I agree semantics would be extremely useful in some use contexts, e.g. if 
people are intending to use SVG to replace HTML + CSS, in others, I'm not so 
sure.  Ultimately, SVG could be considered accessible without semantics. 
Users extracting meaning from visual parsing of the displayed document have 
learnt to infer meaning from various visual attributes, the same goes for 
pretty much any form of communication.  Therefore, provided those visual 
attributes can be conveyed non visually, there's no reason why a blind user 
couldn't associate meaning with the attributes.  Using current output 
modalities that are sequentially based, such as speech or Braille, this will 
be a long and tedious process that would make SVG, whilst accessible, not 
very usable, so semantics can play a big part in boosting the usability of 
SVG.

As an aside, it's down to the ua and authoring tool vendors to ensure their 
products are 508 compliant, but having accessibility included as part of the 
spec would help tremendously in this effort.

David Woolley wrote:
> At least one of the key parts of CSS, which is both most challenging
> to SVG and independent of the CSS syntax, is to meet accessibility
> requirements, namely user style sheets.

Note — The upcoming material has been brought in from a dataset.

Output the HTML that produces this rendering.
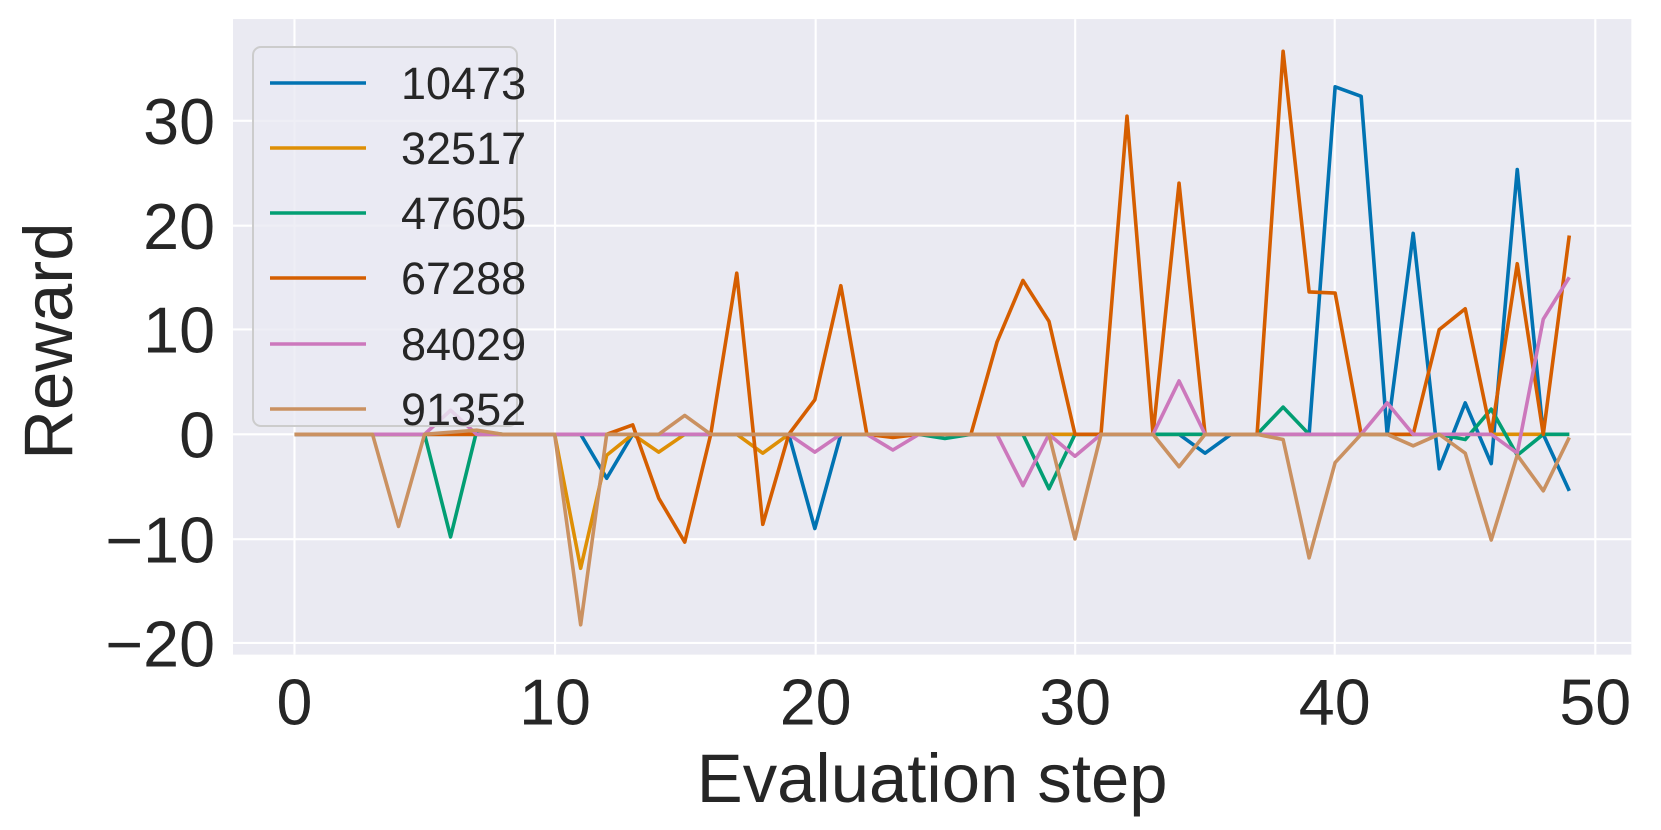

I agree with the basis of this, but not the proposed method.  User style 
sheets exist in HTML browsers, such as IE, yet quite a lot of users are 
unaware of this, don't know how to get a ua to use a user style sheet, and 
really don't know the first thing about creating user style sheets.  So, 
probably a better route to increase this sort of accessibility would be to 
have the ua alter the rendering, thus allowing users to select from a more 
user friendly dialog based interaction than having to write CSS.  This would 
also allow for the presentational aspects of SVG to be altered, such as 
disabling of animations, which would be another accessibility pre-requisite 
for some users.

I think we're getting some way with SVG accessibility.  We're not quite 
there yet, as things like keyboard navigation really need some thinking 
through, but I can see the light at the end of the tunnel.